[WORK TO COMPLETE]
Leave out any picture and return the remaining listing below exactly as given.

==*==

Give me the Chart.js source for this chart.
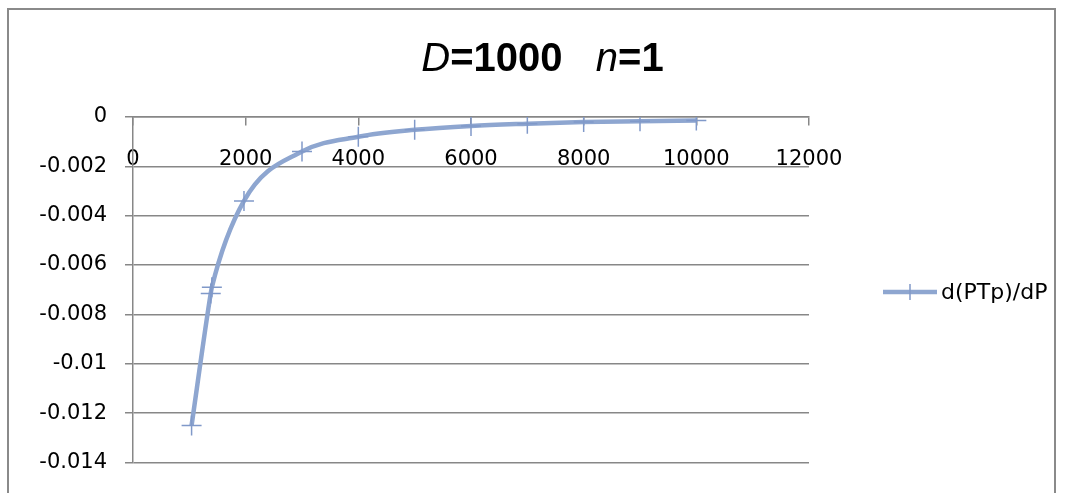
<!DOCTYPE html>
<html>
<head>
<meta charset="utf-8">
<script src="https://cdn.jsdelivr.net/npm/chart.js@4/dist/chart.umd.min.js"></script>
<style>
  html, body { margin: 0; padding: 0; background: #ffffff; }
  #wrap { width: 1070px; height: 493px; position: relative; }
</style>
</head>
<body>
<div id="wrap"><canvas id="c" width="1070" height="493"></canvas></div>
<script>
// Pressure values (x) and the derivative d(PTp)/dP (y)
const pressures  = [1040, 1380, 1400, 1970, 3000, 4000, 5000, 6000, 7000, 8000, 9000, 10000];
const derivative = [-0.0125, -0.00715, -0.0069, -0.0034, -0.0014, -0.0008, -0.00052, -0.00036, -0.00027, -0.0002, -0.00017, -0.00014];
const seriesName = 'd(PTp)/dP';

// Axis ticks and their labels
const xTicks = [0, 2000, 4000, 6000, 8000, 10000, 12000];
const xTickLabels = ['0', '2000', '4000', '6000', '8000', '10000', '12000'];
const yTicks = [-0.014, -0.012, -0.01, -0.008, -0.006, -0.004, -0.002, 0];
const yTickLabels = ['-0.014', '-0.012', '-0.01', '-0.008', '-0.006', '-0.004', '-0.002', '0'];

// Title pieces: text and style
const titleParts = [['D', 'italic'], ['=1000', 'bold'], ['   ', 'bold'], ['n', 'italic'], ['=1', 'bold']];

const LINE_COLOR = '#8ea6d0';
const MARK_COLOR = '#8099c9';
const GRID_COLOR = '#878787';
const TICK_FONT = { family: 'DejaVu Sans', size: 21 };

// Outer frame of the chart
const framePlugin = {
  id: 'frame',
  beforeDraw(chart) {
    const ctx = chart.ctx;
    ctx.save();
    ctx.fillStyle = '#ffffff';
    ctx.fillRect(0, 0, chart.width, chart.height);
    ctx.strokeStyle = '#8a8a8a';
    ctx.lineWidth = 2;
    ctx.beginPath();
    ctx.moveTo(8, chart.height + 5);
    ctx.lineTo(8, 9);
    ctx.lineTo(1055, 9);
    ctx.lineTo(1055, chart.height + 5);
    ctx.stroke();
    ctx.restore();
  }
};

// Mixed italic / bold title
const titlePlugin = {
  id: 'mixedTitle',
  afterDraw(chart) {
    const ctx = chart.ctx;
    const size = 40;
    const fontFor = s => (s === 'italic' ? 'italic ' : 'bold ') + size + 'px "Liberation Sans", Arial, sans-serif';
    ctx.save();
    ctx.fillStyle = '#000000';
    ctx.textBaseline = 'alphabetic';
    let total = 0;
    const widths = titleParts.map(([t, s]) => { ctx.font = fontFor(s); const w = ctx.measureText(t).width; total += w; return w; });
    let x = 542.5 - total / 2;
    titleParts.forEach(([t, s], i) => {
      ctx.font = fontFor(s);
      ctx.fillText(t, x, 71);
      x += widths[i];
    });
    ctx.restore();
  }
};

// Legend on the right: line sample with a cross marker and the series name
const legendPlugin = {
  id: 'sideLegend',
  afterDraw(chart) {
    const ctx = chart.ctx;
    const ds = chart.data.datasets[0];
    const y = 292;
    ctx.save();
    ctx.strokeStyle = ds.borderColor;
    ctx.lineWidth = ds.borderWidth;
    ctx.beginPath();
    ctx.moveTo(883, y);
    ctx.lineTo(937, y);
    ctx.stroke();
    ctx.strokeStyle = ds.pointBorderColor;
    ctx.lineWidth = 1.5;
    ctx.beginPath();
    ctx.moveTo(910, y - 8);
    ctx.lineTo(910, y + 8);
    ctx.stroke();
    ctx.fillStyle = '#000000';
    ctx.font = '22px "DejaVu Sans", sans-serif';
    ctx.textBaseline = 'middle';
    ctx.textAlign = 'left';
    ctx.fillText(ds.label, 941, y + 1);
    ctx.restore();
  }
};

new Chart(document.getElementById('c'), {
  type: 'scatter',
  data: {
    datasets: [{
      label: seriesName,
      data: pressures.map((p, i) => ({ x: p, y: derivative[i] })),
      showLine: true,
      borderColor: LINE_COLOR,
      borderWidth: 4.5,
      tension: 0.4,
      cubicInterpolationMode: 'monotone',
      pointStyle: 'cross',
      pointRadius: 10,
      pointHoverRadius: 10,
      pointBorderWidth: 1.5,
      pointBorderColor: MARK_COLOR,
      pointBackgroundColor: MARK_COLOR
    }]
  },
  options: {
    responsive: false,
    animation: false,
    devicePixelRatio: 1,
    layout: { padding: { top: 117, right: 261, bottom: 26, left: 0 } },
    plugins: {
      legend: { display: false },
      title: { display: false },
      tooltip: { enabled: false }
    },
    scales: {
      x: {
        type: 'linear',
        position: { y: 0 },
        min: 0,
        max: 12000,
        afterBuildTicks: s => { s.ticks = xTicks.map(v => ({ value: v })); },
        afterFit: s => { s.height = 0; },
        ticks: {
          color: '#000000',
          font: TICK_FONT,
          padding: 22,
          maxRotation: 0,
          autoSkip: false,
          callback: v => xTickLabels[xTicks.indexOf(v)]
        },
        grid: {
          drawOnChartArea: false,
          drawTicks: true,
          tickLength: 8,
          color: GRID_COLOR,
          lineWidth: 1.5
        },
        border: { display: true, color: GRID_COLOR, width: 1.5 }
      },
      y: {
        type: 'linear',
        position: 'left',
        min: -0.014,
        max: 0,
        afterBuildTicks: s => { s.ticks = yTicks.map(v => ({ value: v })); },
        afterFit: s => { s.width = 133; },
        ticks: {
          color: '#000000',
          font: TICK_FONT,
          padding: 18,
          autoSkip: false,
          callback: v => yTickLabels[yTicks.indexOf(v)]
        },
        grid: {
          drawOnChartArea: true,
          drawTicks: true,
          tickLength: 8,
          color: GRID_COLOR,
          lineWidth: 1.5
        },
        border: { display: true, color: GRID_COLOR, width: 1.5 }
      }
    }
  },
  plugins: [framePlugin, titlePlugin, legendPlugin]
});
</script>
</body>
</html>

==*==

[TASK OUTPUT]
Give me the Chart.js source for this chart.
<!DOCTYPE html>
<html>
<head>
<meta charset="utf-8">
<script src="https://cdn.jsdelivr.net/npm/chart.js@4/dist/chart.umd.min.js"></script>
<style>
  html, body { margin: 0; padding: 0; background: #ffffff; }
  #wrap { width: 1070px; height: 493px; position: relative; }
</style>
</head>
<body>
<div id="wrap"><canvas id="c" width="1070" height="493"></canvas></div>
<script>
// Pressure values (x) and the derivative d(PTp)/dP (y)
const pressures  = [1040, 1380, 1400, 1970, 3000, 4000, 5000, 6000, 7000, 8000, 9000, 10000];
const derivative = [-0.0125, -0.00715, -0.0069, -0.0034, -0.0014, -0.0008, -0.00052, -0.00036, -0.00027, -0.0002, -0.00017, -0.00014];
const seriesName = 'd(PTp)/dP';

// Axis ticks and their labels
const xTicks = [0, 2000, 4000, 6000, 8000, 10000, 12000];
const xTickLabels = ['0', '2000', '4000', '6000', '8000', '10000', '12000'];
const yTicks = [-0.014, -0.012, -0.01, -0.008, -0.006, -0.004, -0.002, 0];
const yTickLabels = ['-0.014', '-0.012', '-0.01', '-0.008', '-0.006', '-0.004', '-0.002', '0'];

// Title pieces: text and style
const titleParts = [['D', 'italic'], ['=1000', 'bold'], ['   ', 'bold'], ['n', 'italic'], ['=1', 'bold']];

const LINE_COLOR = '#8ea6d0';
const MARK_COLOR = '#8099c9';
const GRID_COLOR = '#878787';
const TICK_FONT = { family: 'DejaVu Sans', size: 21 };

// Outer frame of the chart
const framePlugin = {
  id: 'frame',
  beforeDraw(chart) {
    const ctx = chart.ctx;
    ctx.save();
    ctx.fillStyle = '#ffffff';
    ctx.fillRect(0, 0, chart.width, chart.height);
    ctx.strokeStyle = '#8a8a8a';
    ctx.lineWidth = 2;
    ctx.beginPath();
    ctx.moveTo(8, chart.height + 5);
    ctx.lineTo(8, 9);
    ctx.lineTo(1055, 9);
    ctx.lineTo(1055, chart.height + 5);
    ctx.stroke();
    ctx.restore();
  }
};

// Mixed italic / bold title
const titlePlugin = {
  id: 'mixedTitle',
  afterDraw(chart) {
    const ctx = chart.ctx;
    const size = 40;
    const fontFor = s => (s === 'italic' ? 'italic ' : 'bold ') + size + 'px "Liberation Sans", Arial, sans-serif';
    ctx.save();
    ctx.fillStyle = '#000000';
    ctx.textBaseline = 'alphabetic';
    let total = 0;
    const widths = titleParts.map(([t, s]) => { ctx.font = fontFor(s); const w = ctx.measureText(t).width; total += w; return w; });
    let x = 542.5 - total / 2;
    titleParts.forEach(([t, s], i) => {
      ctx.font = fontFor(s);
      ctx.fillText(t, x, 71);
      x += widths[i];
    });
    ctx.restore();
  }
};

// Legend on the right: line sample with a cross marker and the series name
const legendPlugin = {
  id: 'sideLegend',
  afterDraw(chart) {
    const ctx = chart.ctx;
    const ds = chart.data.datasets[0];
    const y = 292;
    ctx.save();
    ctx.strokeStyle = ds.borderColor;
    ctx.lineWidth = ds.borderWidth;
    ctx.beginPath();
    ctx.moveTo(883, y);
    ctx.lineTo(937, y);
    ctx.stroke();
    ctx.strokeStyle = ds.pointBorderColor;
    ctx.lineWidth = 1.5;
    ctx.beginPath();
    ctx.moveTo(910, y - 8);
    ctx.lineTo(910, y + 8);
    ctx.stroke();
    ctx.fillStyle = '#000000';
    ctx.font = '22px "DejaVu Sans", sans-serif';
    ctx.textBaseline = 'middle';
    ctx.textAlign = 'left';
    ctx.fillText(ds.label, 941, y + 1);
    ctx.restore();
  }
};

new Chart(document.getElementById('c'), {
  type: 'scatter',
  data: {
    datasets: [{
      label: seriesName,
      data: pressures.map((p, i) => ({ x: p, y: derivative[i] })),
      showLine: true,
      borderColor: LINE_COLOR,
      borderWidth: 4.5,
      tension: 0.4,
      cubicInterpolationMode: 'monotone',
      pointStyle: 'cross',
      pointRadius: 10,
      pointHoverRadius: 10,
      pointBorderWidth: 1.5,
      pointBorderColor: MARK_COLOR,
      pointBackgroundColor: MARK_COLOR
    }]
  },
  options: {
    responsive: false,
    animation: false,
    devicePixelRatio: 1,
    layout: { padding: { top: 117, right: 261, bottom: 26, left: 0 } },
    plugins: {
      legend: { display: false },
      title: { display: false },
      tooltip: { enabled: false }
    },
    scales: {
      x: {
        type: 'linear',
        position: { y: 0 },
        min: 0,
        max: 12000,
        afterBuildTicks: s => { s.ticks = xTicks.map(v => ({ value: v })); },
        afterFit: s => { s.height = 0; },
        ticks: {
          color: '#000000',
          font: TICK_FONT,
          padding: 22,
          maxRotation: 0,
          autoSkip: false,
          callback: v => xTickLabels[xTicks.indexOf(v)]
        },
        grid: {
          drawOnChartArea: false,
          drawTicks: true,
          tickLength: 8,
          color: GRID_COLOR,
          lineWidth: 1.5
        },
        border: { display: true, color: GRID_COLOR, width: 1.5 }
      },
      y: {
        type: 'linear',
        position: 'left',
        min: -0.014,
        max: 0,
        afterBuildTicks: s => { s.ticks = yTicks.map(v => ({ value: v })); },
        afterFit: s => { s.width = 133; },
        ticks: {
          color: '#000000',
          font: TICK_FONT,
          padding: 18,
          autoSkip: false,
          callback: v => yTickLabels[yTicks.indexOf(v)]
        },
        grid: {
          drawOnChartArea: true,
          drawTicks: true,
          tickLength: 8,
          color: GRID_COLOR,
          lineWidth: 1.5
        },
        border: { display: true, color: GRID_COLOR, width: 1.5 }
      }
    }
  },
  plugins: [framePlugin, titlePlugin, legendPlugin]
});
</script>
</body>
</html>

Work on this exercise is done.